Malgré la beauté de l’œuvre Verklärte Nacht (La Nuit transfigurée) d’Arnold Schoenberg, sa première exécution au Musikverein de Vienne provoque de vives controverses. Le public viennois est particulièrement choqué par le sujet du poème à l’origine de la pièce, qui évoque une femme confessant qu’elle attend un enfant d’un homme étranger, hors mariage. Curieusement, Schoenberg s’est inspiré de Mathilde Zemlinsky – la sœur de son professeur de composition – qu’il épouse plus tard et avec qui il a eu des enfants. Une autre source de polémique fut l’usage audacieux de dissonances dans l’écriture musicale, ce qui dépassait les habitudes auditives de l’époque. Ces débats traduisent en réalité une tension plus profonde : la musique commençait à être pensée comme une véritable science, intégrant de nouveaux paradigmes théoriques et esthétiques.

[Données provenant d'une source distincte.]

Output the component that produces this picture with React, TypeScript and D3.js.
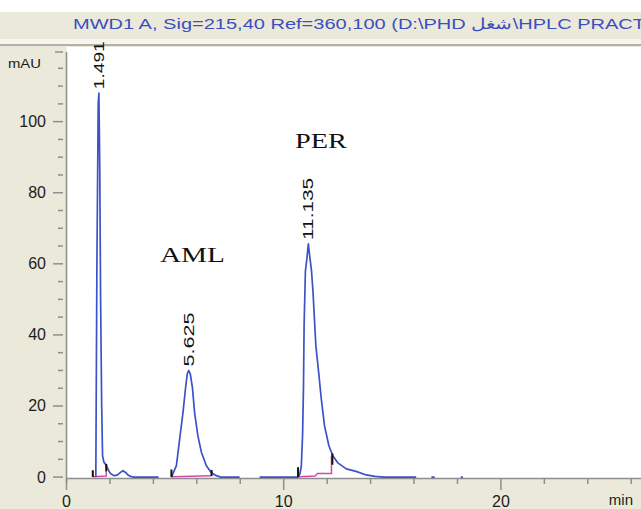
import React from 'react';
import * as d3 from 'd3';

// chromatogram trace (min, mAU); null = trace hidden under the axis
const traceTime = [
  1.35, 1.40, 1.46, 1.491, 1.53, 1.57, 1.62, 1.66, 1.72, 1.81, 1.9, 2.0, 2.07, 2.2, 2.35, 2.5, 2.6, 2.72, 2.85, 2.95, 3.1, 4.24,
  4.5,
  4.83, 5.06, 5.21, 5.36, 5.48, 5.56, 5.625, 5.7, 5.8, 5.9, 6.05, 6.21, 6.44, 6.67, 6.9, 7.1, 7.97,
  8.4,
  8.89, 10.66, 10.75, 10.81, 10.87, 10.91, 10.94, 11.0, 11.06, 11.135, 11.2, 11.28, 11.35, 11.48, 11.6, 11.73, 11.88, 12.08,
  12.26, 12.49, 12.88, 13.33, 13.8, 14.2, 14.6, 16.1,
  16.4, 16.8, 16.95, 17.5, 18.15, 18.25,
];
const traceSignal: (number | null)[] = [
  0, 60, 105, 108, 88, 50, 20, 6, 4.2, 3.5, 2.4, 1.2, 0.8, 0.4, 0.6, 1.4, 1.8, 1.3, 0.5, 0.2, 0, 0,
  null,
  0, 3.2, 10.7, 18, 25, 29, 30, 29, 25, 18, 11.6, 7, 3.2, 1.2, 0.4, 0, 0,
  null,
  0, 0, 1, 3, 12, 25, 43, 58, 61, 65.6, 62, 58, 52, 37, 30, 22, 14.4, 8.8,
  6, 4, 2.3, 1.6, 0.6, 0.2, 0, 0,
  null, 0, 0, null, 0, 0,
];

// integration baselines
const baselines: [number, number][][] = [
  [[1.21, 0.1], [1.83, 0.3], [1.83, 1.6]],
  [[4.83, 0.1], [6.68, 0.4]],
  [[10.66, 0.1], [11.45, 0.3], [11.55, 1.0], [12.2, 1.0], [12.2, 6]],
];
// peak start/end marks: [time, from, to]
const marks: [number, number, number][] = [
  [1.21, 0, 1.9], [1.83, 1.6, 3.7],
  [4.83, 0, 2.1], [6.68, 0.3, 2.0],
  [10.66, 0, 2.8], [12.24, 3.5, 6.6],
];

const peakTimes = [1.491, 5.625, 11.135];
const peakHeights = [108, 30, 65.6];
const peakLabels = ['1.491', '5.625', '11.135'];
const peakLabelLen = [48, 54, 62];

const yMajor = [0, 20, 40, 60, 80, 100];
const yMinor = d3.range(5, 121, 5).filter(v => v % 20 !== 0);
const xMajor = [0, 10, 20];
const xMinor = d3.range(2, 27, 2).filter(v => v % 10 !== 0);

const title = 'MWD1 A, Sig=215,40 Ref=360,100 (D:\\PHD شغل\\HPLC PRACT';

const W = 641;
const H = 509;
const left = 66.5;
const top = 47;
const bottom = 478.5;

const App: React.FC = () => {
  const x = d3.scaleLinear().domain([0, 26.45]).range([left, W]);
  const y = d3.scaleLinear().domain([-0.4, 121]).range([bottom, top]);

  const pts = traceTime.map((t, i) => [t, traceSignal[i]] as [number, number | null]);
  const line = d3.line<[number, number | null]>()
    .defined(d => d[1] !== null)
    .x(d => x(d[0]))
    .y(d => y(d[1] as number));
  const baseLine = d3.line<[number, number]>().x(d => x(d[0])).y(d => y(d[1]));

  const axisColor = '#8e8e8e';
  const font = "'Liberation Sans', Arial, sans-serif";

  return (
    <svg width={W} height={H} style={{ position: 'absolute', left: 0, top: 0 }} fontFamily={font}>
      <defs>
        <clipPath id="plot">
          <rect x={left} y={top} width={W - left} height={bottom - top + 2} />
        </clipPath>
      </defs>
      <rect x={0} y={0} width={W} height={H} fill="#ebe9da" />
      <rect x={0} y={0} width={W} height={12} fill="#ffffff" />
      <rect x={0} y={39} width={W} height={5} fill="#f6f5ef" />
      <line x1={0} x2={W} y1={45} y2={45} stroke="#a09e94" strokeWidth={1.5} />
      <text x={73} y={29} fontSize={15} fill="#3b4fbf" textLength={572} lengthAdjust="spacingAndGlyphs">{title}</text>

      <rect x={left} y={top} width={W - left} height={bottom - top} fill="#ffffff" />

      {/* y axis */}
      <line x1={left} x2={left} y1={52} y2={483} stroke={axisColor} strokeWidth={1.5} />
      <line x1={55} x2={63} y1={52} y2={52} stroke={axisColor} strokeWidth={1.5} />
      {yMajor.map(v => (
        <g key={'ym' + v}>
          <line x1={53} x2={63} y1={y(v)} y2={y(v)} stroke={axisColor} strokeWidth={1.5} />
          <text x={46} y={y(v) + 5.5} fontSize={16} textAnchor="end" fill="#1c1c1c">{v}</text>
        </g>
      ))}
      {yMinor.map(v => (
        <line key={'yn' + v} x1={58} x2={63} y1={y(v)} y2={y(v)} stroke={axisColor} strokeWidth={1.5} />
      ))}
      <text x={8} y={68} fontSize={13} fill="#1c1c1c" textLength={33} lengthAdjust="spacingAndGlyphs">mAU</text>

      {/* x axis */}
      <line x1={left} x2={W} y1={bottom} y2={bottom} stroke={axisColor} strokeWidth={1.5} />
      {xMajor.map(v => (
        <g key={'xm' + v}>
          <line x1={x(v)} x2={x(v)} y1={bottom} y2={490} stroke={axisColor} strokeWidth={1.5} />
          <text x={x(v)} y={507} fontSize={16} textAnchor="middle" fill="#1c1c1c">{v}</text>
        </g>
      ))}
      {xMinor.map(v => (
        <line key={'xn' + v} x1={x(v)} x2={x(v)} y1={bottom} y2={484} stroke={axisColor} strokeWidth={1.5} />
      ))}
      <text x={633} y={505} fontSize={15} textAnchor="end" fill="#1c1c1c">min</text>

      <g clipPath="url(#plot)">
        {baselines.map((b, i) => (
          <path key={'b' + i} d={baseLine(b) || ''} fill="none" stroke="#d44aa8" strokeWidth={1.5} />
        ))}
        <path d={line(pts) || ''} fill="none" stroke="#3c52c8" strokeWidth={1.7} strokeLinejoin="round" />
        {marks.map((m, i) => (
          <line key={'m' + i} x1={x(m[0])} x2={x(m[0])} y1={y(m[1])} y2={y(m[2])} stroke="#111" strokeWidth={2} />
        ))}
      </g>

      {peakTimes.map((t, i) => {
        const px = x(t) + 5;
        const py = y(peakHeights[i]) - 4;
        return (
          <text key={'pl' + i} x={px} y={py} fontSize={14} fill="#111"
            transform={`rotate(-90 ${px} ${py})`} textLength={peakLabelLen[i]} lengthAdjust="spacingAndGlyphs">
            {peakLabels[i]}
          </text>
        );
      })}

      <text x={160} y={262} fontSize={20} fontFamily="'Liberation Serif', 'Times New Roman', serif" fill="#111"
        textLength={65} lengthAdjust="spacingAndGlyphs">AML</text>
      <text x={295} y={148} fontSize={20} fontFamily="'Liberation Serif', 'Times New Roman', serif" fill="#111"
        textLength={52} lengthAdjust="spacingAndGlyphs">PER</text>
    </svg>
  );
};

export default App;
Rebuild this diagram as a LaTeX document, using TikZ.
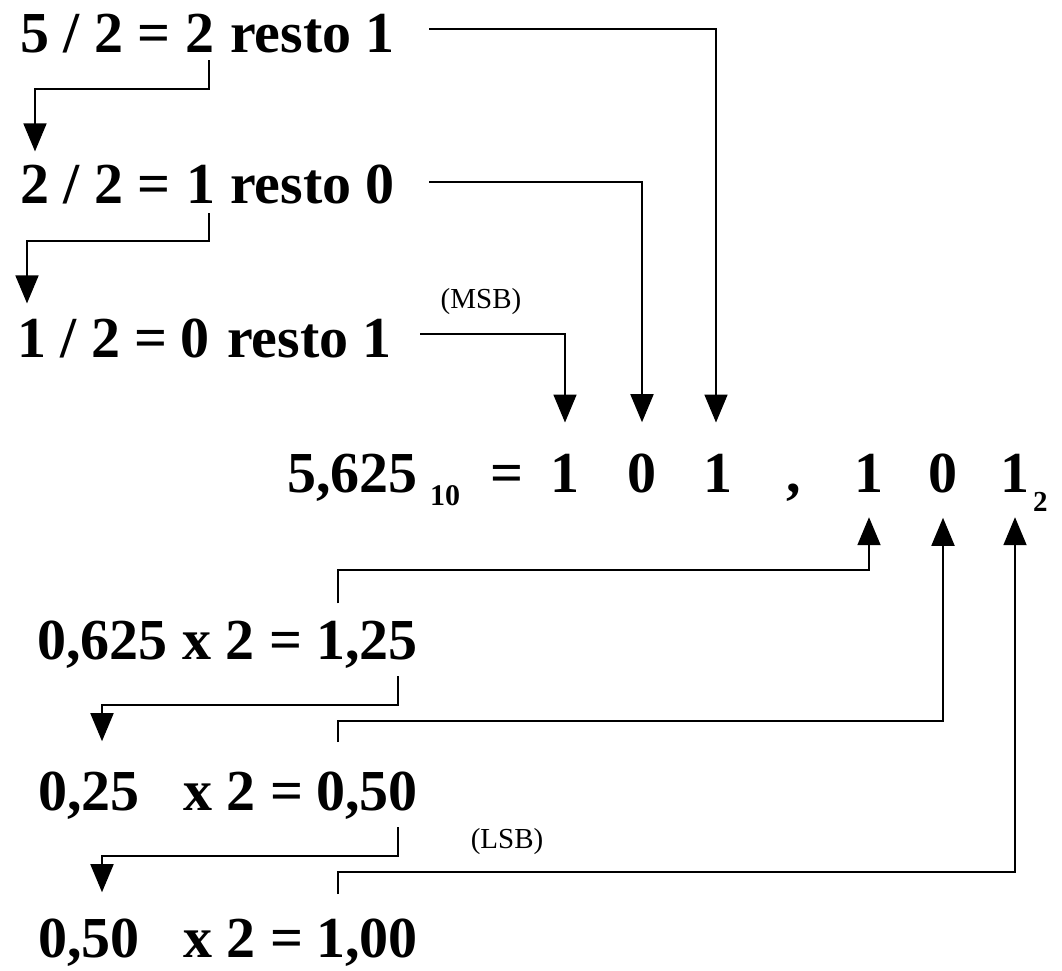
\documentclass[tikz,border=0pt]{standalone}
\usepackage{fontspec}
\setmainfont{Liberation Serif}
\usetikzlibrary{arrows.meta}
\tikzset{
	big/.style={font=\bfseries\fontsize{58}{60}\selectfont,inner sep=0pt},
	sub/.style={font=\bfseries\fontsize{30}{32}\selectfont,inner sep=0pt},
	tag/.style={font=\fontsize{29}{31}\selectfont,inner sep=0pt},
	conn/.style={line width=1.8pt,-{Triangle[width=23pt,length=28pt]}}
}
\begin{document}
\begin{tikzpicture}[x=1pt,y=-1pt]
	\useasboundingbox (0,0) rectangle (1062,971);
	% integer part: divisions by 2
	\node[big,anchor=base west] (div1) at (20,53) {5 / 2 =};
	\node[big,anchor=base] (quo1) at (200,53) {2};
	\node[big,anchor=base west] (rem1) at (230,53) {resto 1};
	\node[big,anchor=base west] (div2) at (20,203) {2 / 2 =};
	\node[big,anchor=base] (quo2) at (201,203) {1};
	\node[big,anchor=base west] (rem2) at (230,203) {resto 0};
	\node[big,anchor=base west] (div3) at (17,357) {1 / 2 =};
	\node[big,anchor=base] (quo3) at (195,357) {0};
	\node[big,anchor=base west] (rem3) at (227,357) {resto 1};
	\node[tag] (msb) at (481,302) {(MSB)};
	% the result
	\node[big,anchor=base west] (dec) at (287,492) {5,625};
	\node[sub,anchor=base west] (ten) at (430,505) {10};
	\node[big,anchor=base] (eq) at (507,492) {=};
	\node[big,anchor=base] (b1) at (565,492) {1};
	\node[big,anchor=base] (b2) at (642,492) {0};
	\node[big,anchor=base] (b3) at (718,492) {1};
	\node[big,anchor=base] (comma) at (794,492) {,};
	\node[big,anchor=base] (b4) at (869,492) {1};
	\node[big,anchor=base] (b5) at (943,492) {0};
	\node[big,anchor=base] (b6) at (1015,492) {1};
	\node[font=\bfseries\fontsize{29}{31}\selectfont,inner sep=0pt,anchor=base west] (two) at (1033,511) {2};
	% fractional part: products by 2
	\node[big,anchor=base west] (frac1) at (37,659) {0,625 x 2 =};
	\node[big,anchor=base east] (prod1) at (418,659) {1,25};
	\node[big,anchor=base west] (frac2) at (38,810) {0,25};
	\node[big,anchor=base west] (mul2) at (183,810) {x 2 =};
	\node[big,anchor=base east] (prod2) at (418,810) {0,50};
	\node[big,anchor=base west] (frac3) at (38,957) {0,50};
	\node[big,anchor=base west] (mul3) at (183,957) {x 2 =};
	\node[big,anchor=base east] (prod3) at (418,957) {1,00};
	\node[tag] (lsb) at (507,842) {(LSB)};
	% quotient goes down to the next division
	\draw[conn] ([xshift=9pt,yshift=-7pt]quo1.south) -- ++(0,29) -| ([xshift=15pt,yshift=13pt]div2.north west);
	\draw[conn] ([xshift=8pt,yshift=-10pt]quo2.south) -- ++(0,28) -| ([xshift=10pt,yshift=15pt]div3.north west);
	% remainders go to the bits
	\draw[conn] ([xshift=34pt,yshift=5pt]rem1.east) -| ([xshift=-2pt,yshift=31pt]b3.north);
	\draw[conn] ([xshift=34pt,yshift=2pt]rem2.east) -| ([yshift=31pt]b2.north);
	\draw[conn] ([xshift=28pt,yshift=4pt]rem3.east) -| ([yshift=31pt]b1.north);
	% fraction goes down to the next product
	\draw[conn] ([xshift=-20pt,yshift=-8pt]prod1.south east) -- ++(0,29) -| ([xshift=64pt,yshift=30pt]frac2.north west);
	\draw[conn] ([xshift=-20pt,yshift=-8pt]prod2.south east) -- ++(0,29) -| ([xshift=64pt,yshift=26pt]frac3.north west);
	% integer digits go up to the bits
	\draw[conn] ([xshift=21.5pt,yshift=17pt]prod1.north west) |- ([yshift=-78pt]b4.south) -- ([yshift=-25pt]b4.south);
	\draw[conn] ([xshift=21.5pt,yshift=29pt]prod2.north west) |- ([yshift=-228pt]b5.south) -- ([yshift=-25pt]b5.south);
	\draw[conn] ([xshift=21.5pt,yshift=24pt]prod3.north west) |- ([yshift=-380pt]b6.south) -- ([yshift=-25pt]b6.south);
\end{tikzpicture}
\end{document}
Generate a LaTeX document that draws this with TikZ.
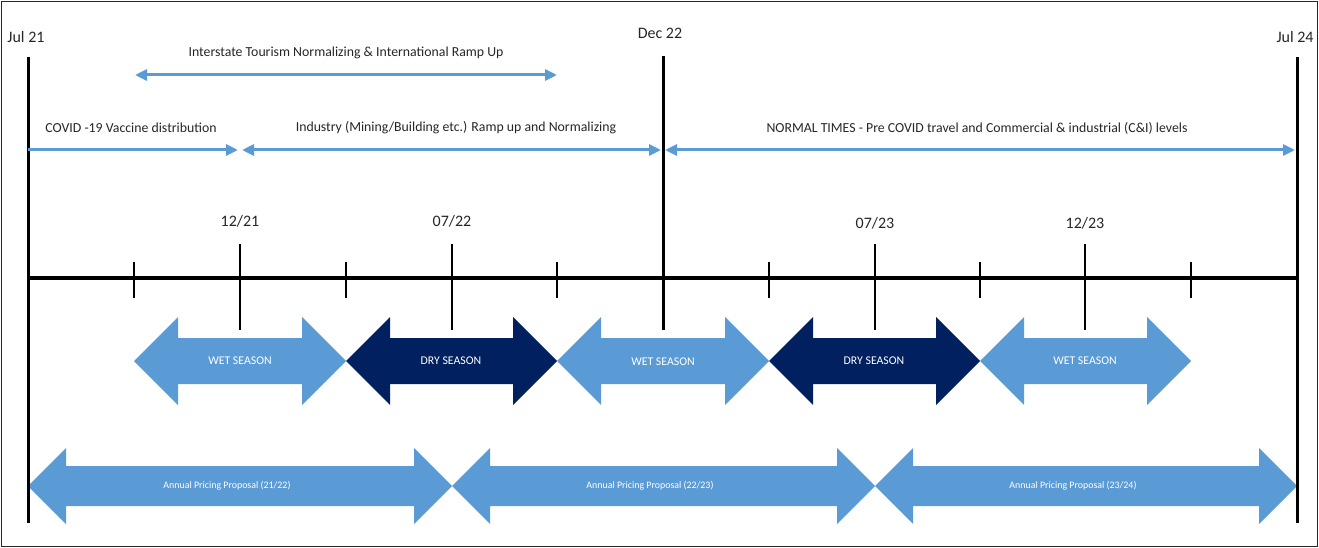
\documentclass[tikz,border=0pt]{standalone}
\usepackage{fontspec}
\setmainfont{Carlito}
\usetikzlibrary{arrows.meta}
\definecolor{lblue}{HTML}{5B9BD5}
\definecolor{navy}{HTML}{002060}
\definecolor{txt}{HTML}{262626}
\newcommand{\dblarr}[7]{% x1 x2 yc headhalf shafthalf headlen color
  \fill[#7] (#1,#3) -- ({#1+#6},{#3-#4}) -- ({#1+#6},{#3-#5}) -- ({#2-#6},{#3-#5}) -- ({#2-#6},{#3-#4})
    -- (#2,#3) -- ({#2-#6},{#3+#4}) -- ({#2-#6},{#3+#5}) -- ({#1+#6},{#3+#5}) -- ({#1+#6},{#3+#4}) -- cycle;}
\tikzset{
  x=1pt, y=-1pt,
  vline/.style={line width=3pt, black},
  major/.style={line width=2.6pt, black},
  minor/.style={line width=1.8pt, black},
  axis/.style={line width=4pt, black},
  blu/.style={line width=3pt, lblue},
  tip/.style={-{Triangle[length=12pt,width=11pt]}},
  tips/.style={{Triangle[length=12pt,width=11pt]}-{Triangle[length=12pt,width=11pt]}},
  datelbl/.style={text=txt, font=\fontsize{16}{18}\selectfont, inner sep=0pt},
  lbl/.style={text=txt, font=\fontsize{13.8}{15}\selectfont, inner sep=0pt},
  seas/.style={text=white, font=\fontsize{11.8}{13}\selectfont, inner sep=0pt},
  ann/.style={text=white, font=\fontsize{9.9}{11}\selectfont, inner sep=0pt}
}
\begin{document}
\begin{tikzpicture}
\useasboundingbox (0,0) rectangle (1319,548);
\draw[line width=1.6pt, black!85] (1.5,1.5) rectangle (1317.5,546.5);

% season arrows
\dblarr{134}{346}{361}{44}{23}{44}{lblue}
\dblarr{346}{557}{361}{44}{23}{44}{navy}
\dblarr{557}{769}{361}{44}{23}{44}{lblue}
\dblarr{769}{980}{361}{44}{23}{44}{navy}
\dblarr{980}{1191}{361}{44}{23}{44}{lblue}
\node[seas] (w1) at (240,361) {WET SEASON};
\node[seas] (d1) at (451,361) {DRY SEASON};
\node[seas] (w2) at (663,362) {WET SEASON};
\node[seas] (d2) at (874,361) {DRY SEASON};
\node[seas] (w3) at (1085,361) {WET SEASON};

% annual pricing arrows
\dblarr{28}{452}{486}{38}{20}{38}{lblue}
\dblarr{452}{875}{486}{38}{20}{38}{lblue}
\dblarr{875}{1297}{486}{38}{20}{38}{lblue}
\node[ann] (a1) at (227,486) {Annual Pricing Proposal (21/22)};
\node[ann] (a2) at (650,486) {Annual Pricing Proposal (22/23)};
\node[ann] (a3) at (1073,486) {Annual Pricing Proposal (23/24)};

% coordinates
\coordinate (jt) at (28,57);   \coordinate (jb) at (28,523);
\coordinate (dt) at (663,56);  \coordinate (db) at (663,330);
\coordinate (et) at (1297,57); \coordinate (eb) at (1297,523);
\coordinate (ax0) at (28,278); \coordinate (ax1) at (1297,278);

% axis and ticks
\draw[axis] (ax0) -- (ax1);
\foreach \x in {134,346,557,769,980,1191} \draw[minor] (\x,262) -- (\x,298);
\foreach \x in {240,452,875,1085} \draw[major] (\x,244) -- (\x,330);

% main verticals
\draw[vline] (jt) -- (jb);
\draw[vline] (dt) -- (db);
\draw[vline] (et) -- (eb);

% date labels
\node[datelbl] (l1) at (26,37) {Jul 21};
\node[datelbl] (l2) at (660,33) {Dec 22};
\node[datelbl] (l3) at (1295,37) {Jul 24};
\node[datelbl] (m1) at (240,221) {12/21};
\node[datelbl] (m2) at (452,221) {07/22};
\node[datelbl] (m3) at (875,223) {07/23};
\node[datelbl] (m4) at (1085,223) {12/23};

% top blue arrows
\coordinate (t1) at (135,75); \coordinate (t2) at (557,75);
\coordinate (c0) at (28,150); \coordinate (c1) at (238,150);
\coordinate (i0) at (242,150); \coordinate (i1) at (661,150);
\coordinate (n0) at (665,150); \coordinate (n1) at (1295,150);
\draw[blu, tips] (t1) -- (t2);
\draw[blu, tip] (c0) -- (c1);
\draw[blu, tips] (i0) -- (i1);
\draw[blu, tips] (n0) -- (n1);
\node[lbl] (tour) at (346,53) {Interstate Tourism Normalizing \& International Ramp Up};
\node[lbl] (covid) at (131,128) {COVID -19 Vaccine distribution};
\node[lbl] (ind) at (456,128) {Industry (Mining/Building etc.) Ramp up and Normalizing};
\node[lbl] (norm) at (977,128) {NORMAL TIMES - Pre COVID travel and Commercial \& industrial (C\&I) levels};
\end{tikzpicture}
\end{document}
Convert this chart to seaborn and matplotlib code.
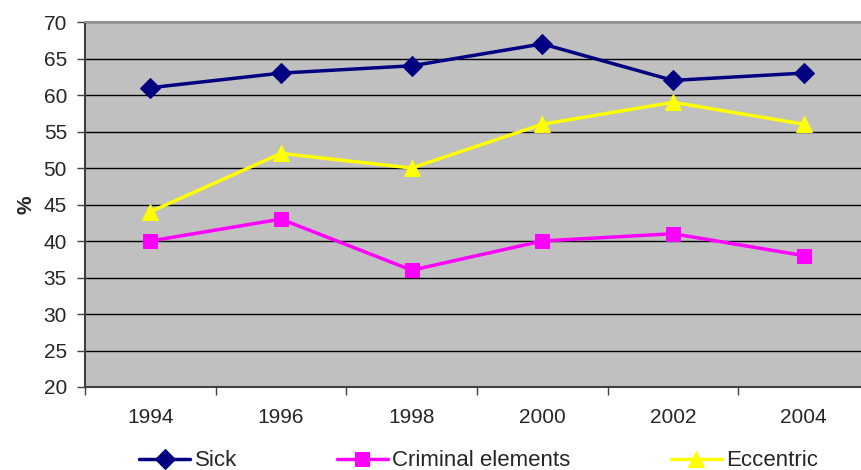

Dans ce contexte, Verklärte Nacht apparait comme une œuvre charnière, marquée par une quête de clarification épistémologique de la théorie musicale en tant que discipline scientifique. Elle s’inscrit dans une démarche où divers cadres conceptuels s’articulent, se confrontent et évoluent vers de nouveaux paradigmes de connaissance. Cette dynamique repose sur une écriture notée qui, en Occident, a progressivement atteint un niveau de formalisation comparable à celui des sciences exactes, justifiant l’appellation de « musique savante ».
L’essor de la musique classique et sa transition vers le modernisme s’appuient sur une longue tradition scientifique : depuis les études de Pythagore dans l’Antiquité gréco-égyptienne sur les rapports de proportions et les vibrations des cordes, jusqu’aux innovations du Moyen Âge. Vers le milieu de la période médiévale, Guido d’Arezzo fixe une notation plus précise, invente les noms des notes et élabore la portée musicale (alors à quatre lignes). Ce système graphique se développe et donne naissance aux grands cadres théoriques de la musique modale et de la musique tonale.
C’est dans cette continuité historique qu’Arnold Schoenberg joue un rôle majeur : il systématise le système non tonal et le dodécaphonisme à la suite de sa composition Verklärte Nacht.